Having discussed in some detail the reasons, both historical and theoretical why the site of the port of Hastings was located on the Bulverhythe. It is now necessary to identify the pertinent features that still remain, together with those elements that can be identified as those connected with the immense amount of history concerning the port and the Norman Invasion in particular. These are each limited in their individual element by the large amount of time which has passed. However modern archaeology will be able to confirm these finds, provided the necessary expertise is available, together with an adequate investment in human resources and the technology required to preserve any artefacts that may still exist.

The site of the old port of Hastings is located on the northern shore of the Combe Haven valley at Ordnance Survey site TQ 778103 adjacent to Redgeland Wood (Marked A on the plan below) opposite the old entrance to the Combe Haven valley. The site of the wooden castle pre 1094 is immediately next to this, overlooking the harbour and entrance to the sea, on the TQ 61/71 1:25,000 Survey map.

Map of Wilting showing line of proposed bypass

The Invasion site occupies the whole of what was known at the time as Wilting manor, substantiating the Domesday evidence previously examined. This consists of some 200 acres of land on the north side of the valley between TQ 767106 at Decoy Pond (to the West), along the flood plain to the port at TQ778103(to the East), and North as far as Chapel Wood located at TQ 771111.

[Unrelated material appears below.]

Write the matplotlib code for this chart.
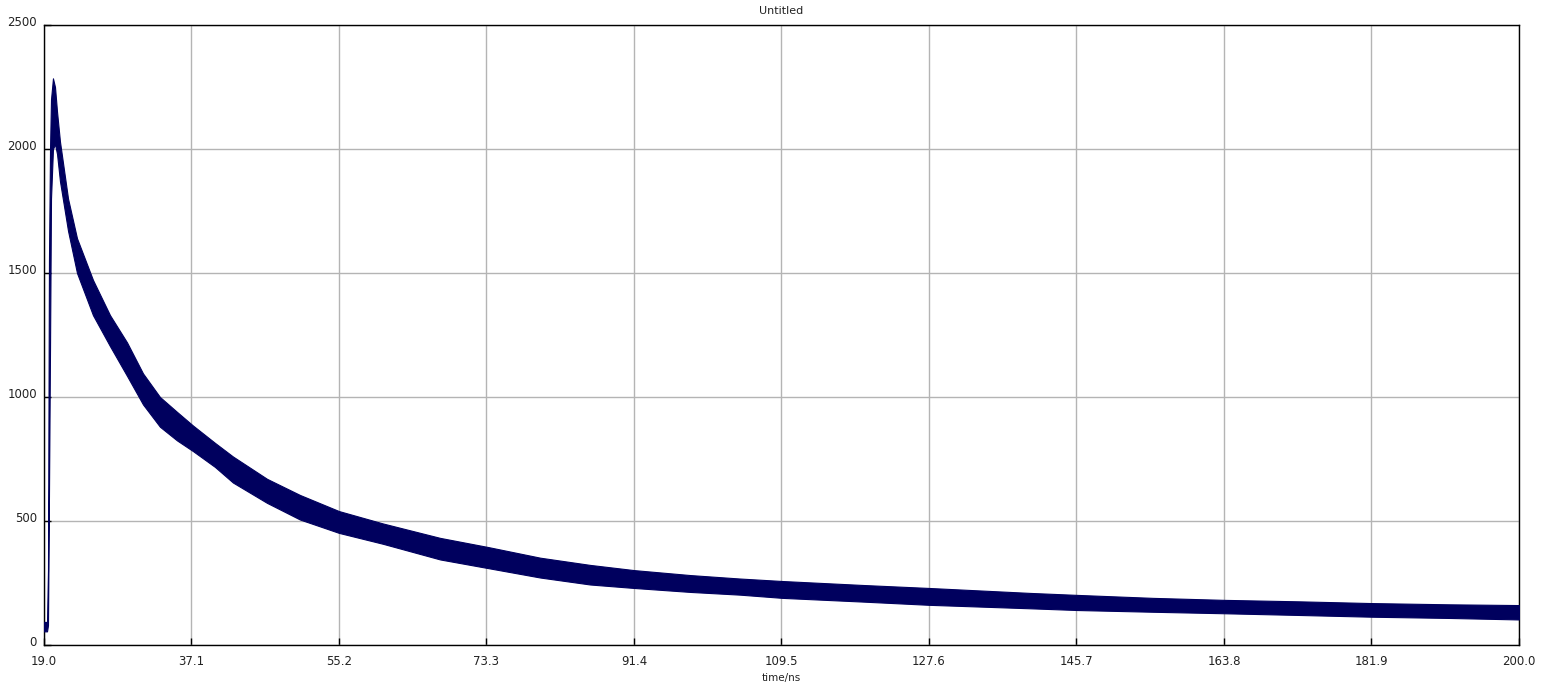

The whole 200 acres is one very large hill, exactly as described in the documents that we have examined, rising from sea level by the shore, to a peak at almost 140 feet, occupying a brilliantly strategic position overlooking the main London to Hastings road (112) of the time , adjacent to the manor house. This road ran along what developed into the old coach road running from Wilting, through Crowhurst, up to Telham Hill and on to Robertsbridge and London via Battle.

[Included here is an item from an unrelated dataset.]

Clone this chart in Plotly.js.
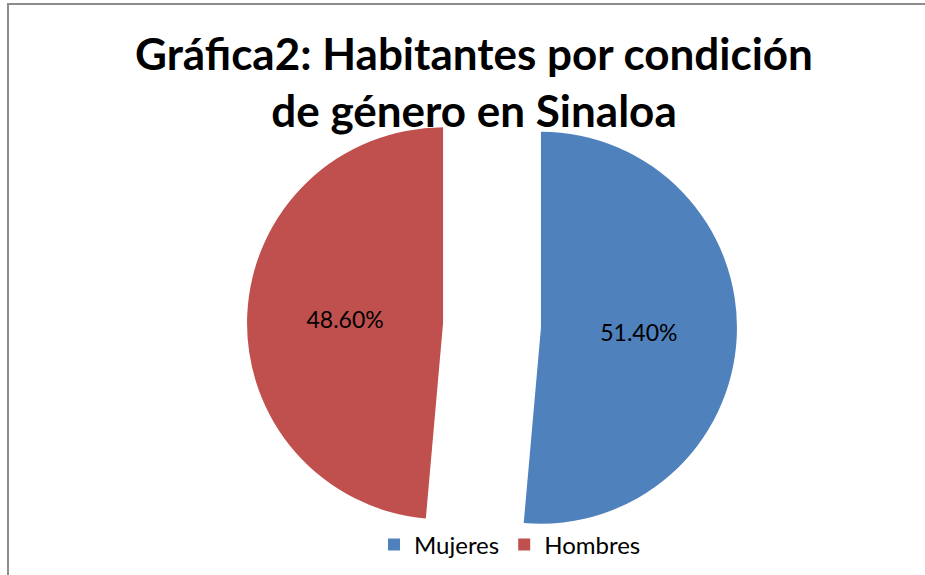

The manor of Wilting has a continuous recorded history as an agricultural site that goes as far back as far as Domesday. Indeed it will come as no surprise to find that the first sheriffs of Hastings, appointed by William’s first landlord the Count of Eu, were installed at Wilting Manor.(113) This is not a mere coincidence, but an indication of the importance of the site. Given that Wilting is recorded in Domesday as the second most wasted manor 20 years after the Invasion, by virtue of it’s poor recovery, why would the first sheriffs of Hastings be located there unless there was a very good reason? In terms of travel in those days, Wilting was by comparison well removed from the “new burg” of the Bourne Valley. I propose that it was because the Normans were based at Wilting in the early years following the Conquest, because it was a natural inheritance for the first sheriffs to occupy the same manor house.

This site is currently designated as part of the line order for the A259 Bexhill and Hastings Western Bypass. The effects of this line order can be seen in Document Reference 29 Sheet 7 /8 (Section C/D) reference 10059/RC/046/A and is shown as a heavy dark line on the map on the previous page. Put into layman’s terms the new proposed bypass will totally destroy the integrity of this site and would represent a national archaeological disaster, unparalleled in the history of this county.

To build a road through one of the greatest historical and archaeological treasures of the land, when it has remained hidden for nearly a millennium, at a time when it has only just been discovered, would amount to a monstrous act that the public would never accept. Any civil servant or politician in receipt of this knowledge who approved such an act, without first qualifying every aspect of the claims I lay before you, would be a very brave man indeed. Bearing this in mind I propose that we look at the archaeological evidence.

What we find at the old Hastings port, at Bulverhythe, is a continuous archaeological record dating back to the Bronze Age, when civilisation first started in the Combe Haven valley. This evidence supports the proposal that the site in question was a unique centre for civilisation in the area. There existed an infrastructure which developed into the Saxon port, which William subsequently took by force.